Car il est bien question, pour certains sous-verre reproduits, de lecture au sens littéral du mot. Cette gêne provient du fait que l’artiste française a recopié, sans en comprendre le contenu, certains textes enluminés tunisiens et algériens du siècle passé. C’est ce qui l’a amenée à commettre des erreurs d’orthographe dans ces textes sacrés. Bien sûr, aborder la question sous cet angle, n’est pas compris dans la règle du jeu! Le propos de Nicole MOULLARD est spécifiquement esthétique.
Même à ce niveau, on peut lui rappeler qu’en matière de signes plastiques, la lettre tue le sens et le sens tue la lettre. Voulant attirer l’attention sur la beauté graphique de la calligraphie arabe, elle oublie que cette dernière n’est nullement de l’art abstrait, tel qu’on l’entend actuellement en Occident… Encore une fois nous nous trouvons devant une interprétation qui frise le kitch et nous rappelle cette mode qui envahit les demeures bourgeoises et qui consiste à décorer son salon avec des « bibelots » qui servaient, il y a peu de temps, d’ustensiles de cuisine à un paysan du Sud. La consommation esthétisante récupère tout. En tant que tel, cet acte de récupération peut constituer en soi un danger: celui de perpétuer 1’incompréhension entre les peuples!
L’art traditionnel tunisien peut constituer en soi une proposition pour des artistes occidentaux. Ceci ne peut que confirmer son universalité. Mais il ne peut être compris que comme proposition… pour 1’élaboration d’une formulation nouvelle qui sera authentiquement occidentale, s’il s’agit d’un peintre de talent tel KLEE ou même PRASSINOS. Sinon, l’approche demeurera superficielle et dénuée de tout sens historique, c’est à dire de sa raison d’exister. Les travaux de Nicole MOULLARD, tout comme ceux de BELLAGHA, participent d’une délectation esthétique qui s’inscrit dans le cadre de la consommation, typiquement bourgeoise, propre à la société occidentale d’aujourd’hui. L’aspect positif de l’exposition de cette artiste française réside dans le fait que par la confrontation de ses oeuvres avec celle de BELLAGHA, elle nous a permis d’éclairer, un peu plus, la nature de cette démarche qui se contente de dépoussiérer les enveloppes et de présenter la création artistique comme une entreprise de restauration archéologique.

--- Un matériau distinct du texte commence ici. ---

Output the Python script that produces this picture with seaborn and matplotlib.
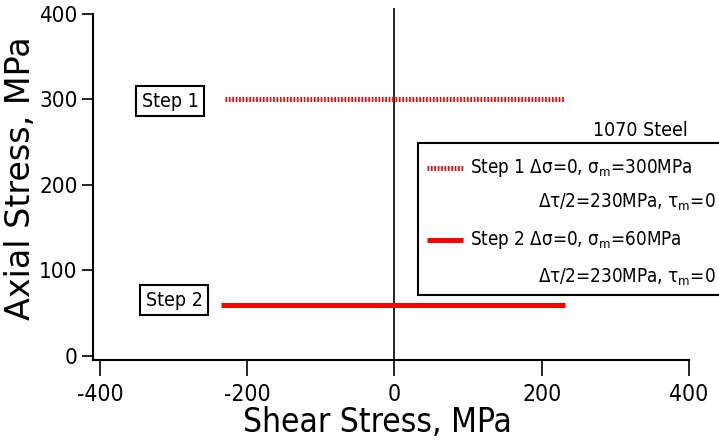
import matplotlib
matplotlib.use("Agg")
import matplotlib.pyplot as plt
import seaborn as sns
import pandas as pd
from matplotlib.patches import Rectangle
from matplotlib.lines import Line2D

# ---- data ----
steps = ["Step 1", "Step 2"]
step1_shear = [-230, 230]
step1_axial = [300, 300]
step2_shear = [-235, 232]
step2_axial = [60, 60]
xticks = [-400, -200, 0, 200, 400]
yticks = [0, 100, 200, 300, 400]
legend_title = "1070 Steel"
legend_line1 = ["Step 1 Δσ=0, σ$_\\mathregular{m}$=300MPa",
                "Step 2 Δσ=0, σ$_\\mathregular{m}$=60MPa"]
legend_line2 = ["Δτ/2=230MPa, τ$_\\mathregular{m}$=0",
                "Δτ/2=230MPa, τ$_\\mathregular{m}$=0"]
step_label_pos_x = [-305, -299]
step_label_pos_y = [298, 65]

sns.set_style("white")
plt.rcParams["font.family"] = ["DejaVu Sans"]
plt.rcParams["font.stretch"] = "condensed"
plt.rcParams["text.color"] = "black"
plt.rcParams["mathtext.fontset"] = "custom"
plt.rcParams["mathtext.rm"] = "DejaVu Sans:stretch=condensed"

W, H = 719, 441
fig = plt.figure(figsize=(W / 100, H / 100), dpi=100)
ax = fig.add_axes([93 / W, 1 - 360 / H, (689 - 93) / W, (360 - 8) / H])

df1 = pd.DataFrame({"shear": step1_shear, "axial": step1_axial})
df2 = pd.DataFrame({"shear": step2_shear, "axial": step2_axial})
sns.lineplot(data=df1, x="shear", y="axial", ax=ax, color="#ff0000", lw=3.6,
             solid_capstyle="butt")
ax.lines[-1].set_linestyle((0, (0.34, 0.34)))
ax.lines[-1].set_dash_capstyle("butt")
sns.lineplot(data=df2, x="shear", y="axial", ax=ax, color="#ff0000", lw=3.6,
             solid_capstyle="butt")

ax.axvline(0, color="black", lw=1.2, zorder=1)

ax.set_xlim(-409.5, 400)
ax.set_ylim(-4.7, 407)
ax.set_xticks(xticks)
ax.set_yticks(yticks)
ax.set_xticklabels([str(v) for v in xticks])
ax.set_yticklabels([str(v) for v in yticks])
for s in ["top", "right"]:
    ax.spines[s].set_visible(False)
for s in ["left", "bottom"]:
    ax.spines[s].set_linewidth(1.5)
    ax.spines[s].set_color("black")
ax.spines["left"].set_bounds(-4.7, 400)
ax.tick_params(axis="x", direction="out", length=11.5, width=1.2, pad=5,
               labelsize=16.5, colors="black", bottom=True)
ax.tick_params(axis="y", direction="out", length=8, width=1.2, pad=3,
               labelsize=16, colors="black", left=True)

ax.set_xlabel("")
ax.set_ylabel("")
fig.text(377 / W, 1 - 422 / H, "Shear Stress, MPa", fontsize=24,
         ha="center", va="center")
fig.text(21 / W, 1 - 178 / H, "Axial Stress, MPa", fontsize=24,
         fontstretch="normal", ha="center", va="center", rotation=90)

for lab, x, y in zip(steps, step_label_pos_x, step_label_pos_y):
    ax.text(x, y, lab, fontsize=14, ha="center", va="center",
            bbox=dict(boxstyle="square,pad=0.28", fc="white", ec="black", lw=1.5))

def fx(px):
    return px / W

def fy(py):
    return 1 - py / H

fig.patches.append(Rectangle((fx(418), fy(295)), fx(730) - fx(418), fy(143) - fy(295),
                             transform=fig.transFigure, fc="white", ec="black",
                             lw=1.5, zorder=5))
fig.text(fx(640), fy(130), legend_title, fontsize=14, ha="center", va="center", zorder=6)
entry_y1 = [168, 240]
entry_y2 = [202, 277]
styles = [(0, (0.34, 0.34)), "-"]
for i in range(2):
    ln = Line2D([fx(427), fx(463)], [fy(entry_y1[i]), fy(entry_y1[i])],
                transform=fig.transFigure, color="#ff0000", lw=3.6,
                linestyle=styles[i], solid_capstyle="butt", dash_capstyle="butt",
                zorder=6)
    fig.lines.append(ln)
    fig.text(fx(470), fy(entry_y1[i]), legend_line1[i], fontsize=13.5,
             ha="left", va="center", zorder=6)
    fig.text(fx(716), fy(entry_y2[i]), legend_line2[i], fontsize=13.5,
             ha="right", va="center", zorder=6)

fig.savefig("out.png", dpi=100)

Malgré la dimension polémique de ce texte qui le teinte d’idéologie, du fait même qu’il s’inscrivait, forcément, dans ce contexte, il peut, aujourd’hui encore, nous fournir une réponse à la question que nous avons posée: « qui peint et pour qui ? » La similitude entre la démarche d’un peintre qui se dit enraciné et authentique et celle d’une décoratrice de passage, constitue une réponse évidente à la première partie de la question. Quant à savoir pour qui on peint ces objets de décor de luxe, il suffit de rappeler l’appartenance sociale des propriétaires des demeures qui ont besoin de décor; cette classe de gens aisés qui ont soif d’authenticité formelle », afin de compenser le manque d’authenticité qu’ils ressentent dans leur existence concrète.
[1] Naceur BEN CHEIKH « Expositions Nicole MOULLARD et Aly BELLAGHA: une approche qui ne mène nulle part« . L’Action du 15 mai 1974.
[2] Nicole MOULLARD, avant de venir résider quelque temps en Tunisie, avait auparavant séjourné longtemps en Syrie et surtout au Liban.